Voltbek: Market outperformance and premiumization focus
* Voltbek has emerged as one of the fastest-growing appliance brands in India and is positioned to outpace the market across multiple product categories. Growth momentum is being driven by low penetration levels, a rising shift from unorganized to branded appliances, GST cuts-led affordability, and strong demand from the expanding urban and affluent classes. Voltbek’s product offerings include refrigerators, washing machines, microwave ovens, dishwashers, dry iron, and mixer grinders.
* The washing machine category is an area of focus, with the brand investing in premiumization through the launch of fully automatic and front-load models. Refrigerators and dishwashers are also scaling up rapidly, aided by product innovation and distribution expansion. With channel presence strengthened in both traditional trade and e-commerce, Voltbek has been able to capture share across multiple touchpoints. The brand is leveraging GST reductions and consumer financing schemes to expand reach into mass-premium households.
* Deep freezers and water heaters are gaining traction, complementing the larger categories and creating a balanced product basket. Aided by rising incomes, urbanization, and household upgrades, Voltbek is expected to outpace industry growth and strengthen its contribution to the group portfolio.
Valuation and view
* Management sounded confident of a positive demand outlook in ACs, backed by the festive season, GST rate cuts, and pent-up demand. However, near-term headwinds, such as elevated inventory (~2-3 months), intense competition, and weak 1HFY26 performance, continue to pose challenges. We will closely monitor these two events, festive period and GST rate cut, as key catalysts for demand recovery.
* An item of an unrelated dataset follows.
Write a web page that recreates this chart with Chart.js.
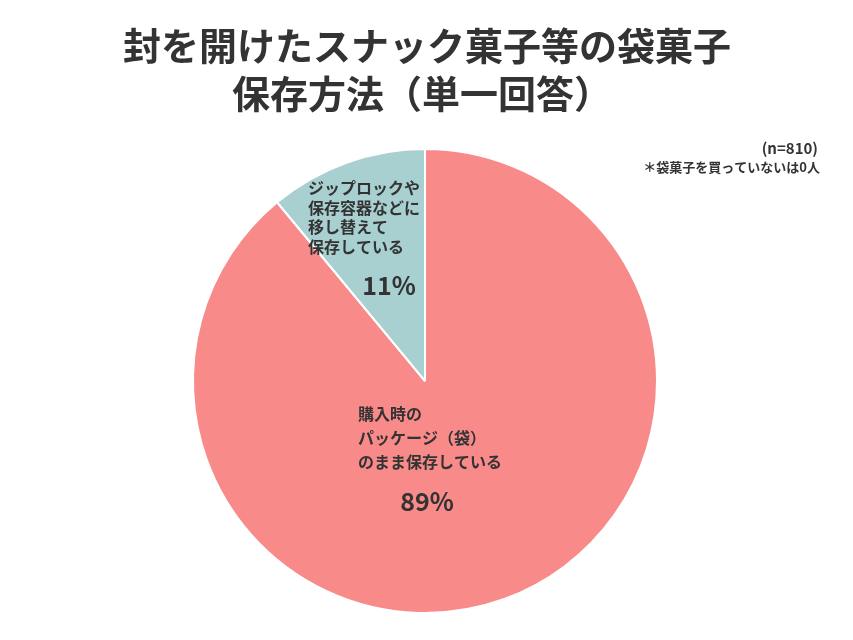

* We maintain our earnings estimates as of now. We estimate VOLT’s revenue/EBITDA/PAT to decline ~1%/7%/8% YoY in FY26. We estimate the UCP segment’s revenue to decline by ~5% and margin at 7.0% in FY26 (vs. 8.4% in FY25). The stock is trading at 45x FY27E EPS. We maintain our Neutral rating on the stock with a TP of INR1,350, based on 45x Jun’27E EPS for the UCP segment, 20x Jun’27E EPS for the PES and EMPS segments, and INR22/share for Voltbek.